Though the last-minute change caused me some temporary uneasiness, I can’t say I’m upset. I love the story of Gideon. He’s another one of those characters in the Bible with whom I can totally relate. He longed to trust God, but when things didn’t look right, his faith wavered, and he questioned the Lord of all. Oh, boy, do I get that! 

Is it just me, or do God’s ways often seem crazy? I’m not being disrespectful here. God’s way is always best. I know that. I believe it. But at the moment of hardship, they don’t always seem that way. They appear extreme, sometimes even ludicrous. Like asking Gideon to lead an army of 300 rag-tag soldiers against an army of 135,000 blood-thirsty soldiers. Seriously? And to top it off, the battle plan didn’t even involve weapons. Nope, instead, it revolved around lamps and trumpets. Sure, because that’s every warrior’s weapon of choice, right?

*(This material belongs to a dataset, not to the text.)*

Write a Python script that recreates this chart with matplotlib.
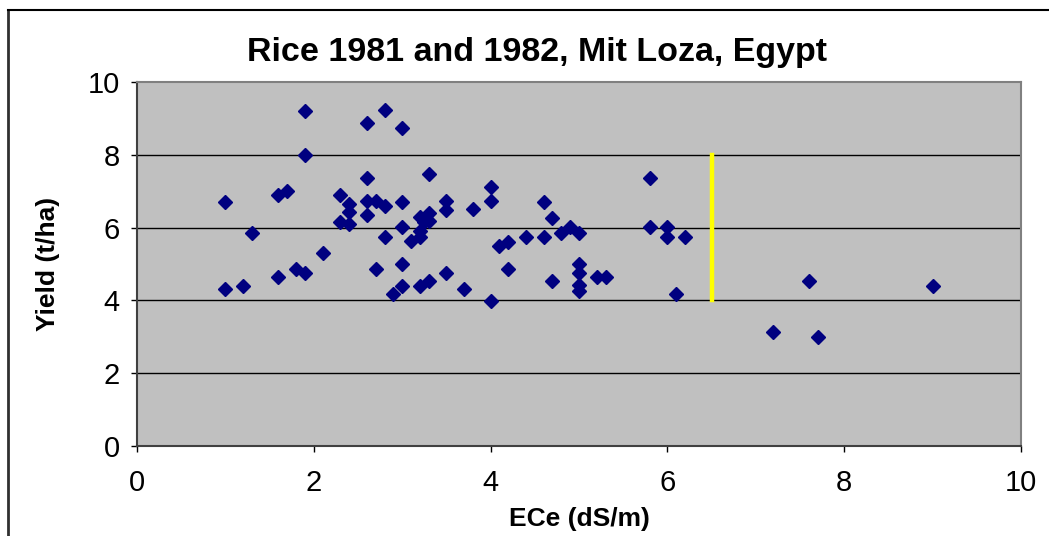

God’s ways—though always perfect—don’t always make sense to us. Why? Because they are higher than our ways. Our minds can’t even begin to comprehend what God has planned for our lives, and that’s not a bad thing as long as we respond in the same way Gideon did. Even when he didn’t understand (or agree), he obeyed. Though he was afraid and couldn’t necessarily trace God’s hand, he trusted His heart. And repeatedly, God proved Himself faithful.

For what man knoweth the things of a man, save the spirit of man which is in him? even so the things of God knoweth no man, but the Spirit of God.
— I Corinthians 2:11

No one knows the things of God. No one completely understands His ways. They are past finding out, and that’s okay. We need not understand to obey. We don’t have to see the whole plan. We need to trust the One who does. Gideon did, and his faith led to a great victory. Will we follow His example?